_The request_
Output the material beneath this task exactly, images excluded.

-- begin --

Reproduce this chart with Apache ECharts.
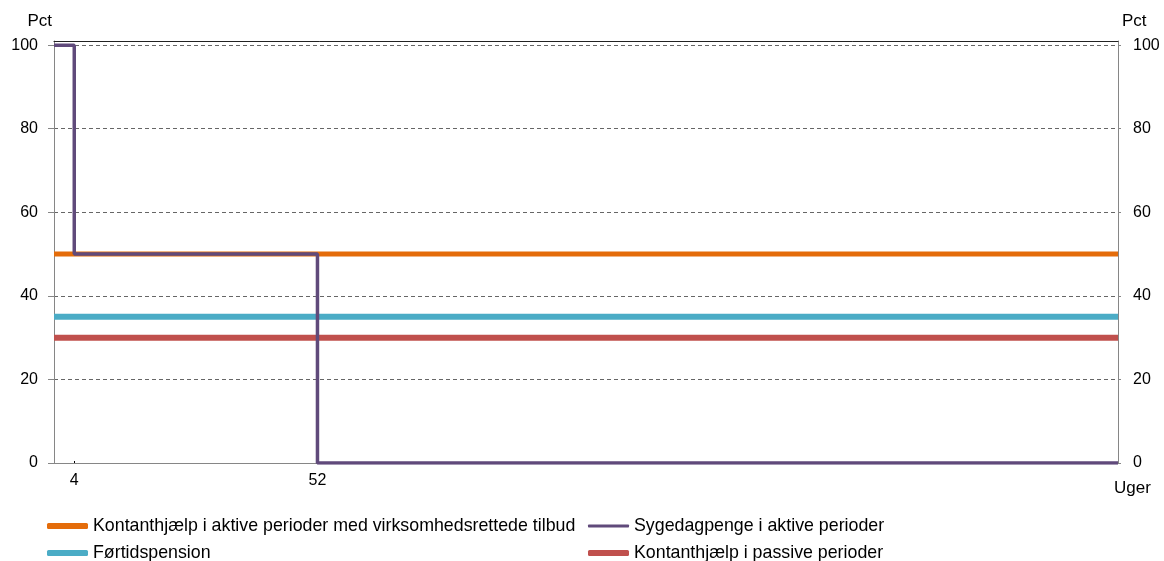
<!DOCTYPE html>
<html>
<head>
<meta charset="utf-8">
<script src="https://cdn.jsdelivr.net/npm/echarts@6/dist/echarts.min.js"></script>
<style>
  html, body { margin: 0; padding: 0; background: #fff; }
  #chart { width: 1164px; height: 561px; }
</style>
</head>
<body>
<div id="chart"></div>
<script>
    'use strict'

    /* Data */
    var weeksEnd = 210;
    var xTickWeeks = [4, 52];

    var names = [
        'Kontanthjælp i aktive perioder med virksomhedsrettede tilbud',
        'Sygedagpenge i aktive perioder',
        'Førtidspension',
        'Kontanthjælp i passive perioder'
    ];

    // step points [uge, pct]
    var kontantAktiv = [[0, 50], [210, 50]];
    var sygedagpenge = [[0, 100], [4, 100], [4, 50], [52, 50], [52, 0], [210, 0]];
    var fortidspension = [[0, 35], [210, 35]];
    var kontantPassiv = [[0, 30], [210, 30]];

    var colors = ['#E46C0A', '#604A7B', '#4BACC6', '#C0504D'];

    var font = "'Liberation Sans', Arial, sans-serif";

    var chart = echarts.init(document.getElementById('chart'));

    var yLabel = {
        fontSize: 16,
        fontFamily: font,
        color: '#000',
        showMaxLabel: false
    };

    /* one legend per item so each gets its own place and icon height */
    function legendItem(name, left, top, h) {
        return {
            left: left,
            top: top,
            itemWidth: 41,
            itemHeight: h,
            icon: 'roundRect',
            textStyle: { fontSize: 17.8, fontFamily: font, color: '#000', lineHeight: 20 },
            data: [name]
        };
    }

    chart.setOption({
        animation: false,
        grid: {
            left: 54,
            right: 46,
            top: 41,
            bottom: 98
        },
        graphic: [{
            type: 'text',
            left: 1122,
            top: 13,
            style: { text: 'Pct', fontSize: 17, fontFamily: font, fill: '#000' }
        }],
        xAxis: [{
            type: 'value',
            min: 0,
            max: weeksEnd,
            name: 'Uger',
            nameLocation: 'end',
            nameGap: -4,
            nameTextStyle: {
                fontSize: 17,
                fontFamily: font,
                color: '#000',
                verticalAlign: 'top',
                padding: [17, 0, 0, 0]
            },
            axisLine: { onZero: false, lineStyle: { color: '#868686', width: 1 } },
            axisTick: {
                inside: true,
                length: 2,
                lineStyle: { color: '#000' },
                customValues: xTickWeeks
            },
            axisLabel: {
                fontSize: 16,
                fontFamily: font,
                color: '#000',
                margin: 10,
                customValues: xTickWeeks
            },
            splitLine: { show: false }
        }, {
            type: 'value',
            position: 'top',
            min: 0,
            max: weeksEnd,
            axisLine: { show: true, onZero: false, lineStyle: { color: '#222', width: 1 } },
            axisTick: { show: false },
            axisLabel: { show: false },
            splitLine: { show: false }
        }],
        yAxis: [{
            type: 'value',
            min: 0,
            max: 101,
            interval: 20,
            name: 'Pct',
            nameLocation: 'end',
            nameGap: 11,
            nameTextStyle: {
                fontSize: 17,
                fontFamily: font,
                color: '#000',
                align: 'right',
                padding: [0, 2, 0, 0]
            },
            axisLine: { show: true, onZero: false, lineStyle: { color: '#868686' } },
            axisTick: { show: true, length: 6, lineStyle: { color: '#868686' } },
            axisLabel: Object.assign({ margin: 16 }, yLabel),
            splitLine: {
                show: true,
                showMaxLine: false,
                lineStyle: { color: '#666', type: [4, 3], width: 1 }
            }
        }, {
            type: 'value',
            position: 'right',
            min: 0,
            max: 101,
            interval: 20,
            axisLine: { show: true, onZero: false, lineStyle: { color: '#868686' } },
            axisTick: { show: true, length: 3, lineStyle: { color: '#868686' } },
            axisLabel: Object.assign({ margin: 15 }, yLabel),
            splitLine: { show: false }
        }],
        legend: [
            legendItem(names[0], 42, 511, 6),
            legendItem(names[2], 42, 538, 6),
            legendItem(names[1], 583, 511, 3),
            legendItem(names[3], 583, 538, 6)
        ],
        series: [{
            name: names[0],
            type: 'line',
            symbol: 'none',
            color: colors[0],
            lineStyle: { width: 5 },
            z: 2,
            data: kontantAktiv
        }, {
            name: names[2],
            type: 'line',
            symbol: 'none',
            color: colors[2],
            lineStyle: { width: 6 },
            z: 2,
            data: fortidspension
        }, {
            name: names[3],
            type: 'line',
            symbol: 'none',
            color: colors[3],
            lineStyle: { width: 6 },
            z: 2,
            data: kontantPassiv
        }, {
            name: names[1],
            type: 'line',
            symbol: 'none',
            color: colors[1],
            lineStyle: { width: 3.5 },
            z: 3,
            data: sygedagpenge
        }]
    });
</script>
</body>
</html>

-- end --

_Complete answer_
Reproduce this chart with Apache ECharts.
<!DOCTYPE html>
<html>
<head>
<meta charset="utf-8">
<script src="https://cdn.jsdelivr.net/npm/echarts@6/dist/echarts.min.js"></script>
<style>
  html, body { margin: 0; padding: 0; background: #fff; }
  #chart { width: 1164px; height: 561px; }
</style>
</head>
<body>
<div id="chart"></div>
<script>
    'use strict'

    /* Data */
    var weeksEnd = 210;
    var xTickWeeks = [4, 52];

    var names = [
        'Kontanthjælp i aktive perioder med virksomhedsrettede tilbud',
        'Sygedagpenge i aktive perioder',
        'Førtidspension',
        'Kontanthjælp i passive perioder'
    ];

    // step points [uge, pct]
    var kontantAktiv = [[0, 50], [210, 50]];
    var sygedagpenge = [[0, 100], [4, 100], [4, 50], [52, 50], [52, 0], [210, 0]];
    var fortidspension = [[0, 35], [210, 35]];
    var kontantPassiv = [[0, 30], [210, 30]];

    var colors = ['#E46C0A', '#604A7B', '#4BACC6', '#C0504D'];

    var font = "'Liberation Sans', Arial, sans-serif";

    var chart = echarts.init(document.getElementById('chart'));

    var yLabel = {
        fontSize: 16,
        fontFamily: font,
        color: '#000',
        showMaxLabel: false
    };

    /* one legend per item so each gets its own place and icon height */
    function legendItem(name, left, top, h) {
        return {
            left: left,
            top: top,
            itemWidth: 41,
            itemHeight: h,
            icon: 'roundRect',
            textStyle: { fontSize: 17.8, fontFamily: font, color: '#000', lineHeight: 20 },
            data: [name]
        };
    }

    chart.setOption({
        animation: false,
        grid: {
            left: 54,
            right: 46,
            top: 41,
            bottom: 98
        },
        graphic: [{
            type: 'text',
            left: 1122,
            top: 13,
            style: { text: 'Pct', fontSize: 17, fontFamily: font, fill: '#000' }
        }],
        xAxis: [{
            type: 'value',
            min: 0,
            max: weeksEnd,
            name: 'Uger',
            nameLocation: 'end',
            nameGap: -4,
            nameTextStyle: {
                fontSize: 17,
                fontFamily: font,
                color: '#000',
                verticalAlign: 'top',
                padding: [17, 0, 0, 0]
            },
            axisLine: { onZero: false, lineStyle: { color: '#868686', width: 1 } },
            axisTick: {
                inside: true,
                length: 2,
                lineStyle: { color: '#000' },
                customValues: xTickWeeks
            },
            axisLabel: {
                fontSize: 16,
                fontFamily: font,
                color: '#000',
                margin: 10,
                customValues: xTickWeeks
            },
            splitLine: { show: false }
        }, {
            type: 'value',
            position: 'top',
            min: 0,
            max: weeksEnd,
            axisLine: { show: true, onZero: false, lineStyle: { color: '#222', width: 1 } },
            axisTick: { show: false },
            axisLabel: { show: false },
            splitLine: { show: false }
        }],
        yAxis: [{
            type: 'value',
            min: 0,
            max: 101,
            interval: 20,
            name: 'Pct',
            nameLocation: 'end',
            nameGap: 11,
            nameTextStyle: {
                fontSize: 17,
                fontFamily: font,
                color: '#000',
                align: 'right',
                padding: [0, 2, 0, 0]
            },
            axisLine: { show: true, onZero: false, lineStyle: { color: '#868686' } },
            axisTick: { show: true, length: 6, lineStyle: { color: '#868686' } },
            axisLabel: Object.assign({ margin: 16 }, yLabel),
            splitLine: {
                show: true,
                showMaxLine: false,
                lineStyle: { color: '#666', type: [4, 3], width: 1 }
            }
        }, {
            type: 'value',
            position: 'right',
            min: 0,
            max: 101,
            interval: 20,
            axisLine: { show: true, onZero: false, lineStyle: { color: '#868686' } },
            axisTick: { show: true, length: 3, lineStyle: { color: '#868686' } },
            axisLabel: Object.assign({ margin: 15 }, yLabel),
            splitLine: { show: false }
        }],
        legend: [
            legendItem(names[0], 42, 511, 6),
            legendItem(names[2], 42, 538, 6),
            legendItem(names[1], 583, 511, 3),
            legendItem(names[3], 583, 538, 6)
        ],
        series: [{
            name: names[0],
            type: 'line',
            symbol: 'none',
            color: colors[0],
            lineStyle: { width: 5 },
            z: 2,
            data: kontantAktiv
        }, {
            name: names[2],
            type: 'line',
            symbol: 'none',
            color: colors[2],
            lineStyle: { width: 6 },
            z: 2,
            data: fortidspension
        }, {
            name: names[3],
            type: 'line',
            symbol: 'none',
            color: colors[3],
            lineStyle: { width: 6 },
            z: 2,
            data: kontantPassiv
        }, {
            name: names[1],
            type: 'line',
            symbol: 'none',
            color: colors[1],
            lineStyle: { width: 3.5 },
            z: 3,
            data: sygedagpenge
        }]
    });
</script>
</body>
</html>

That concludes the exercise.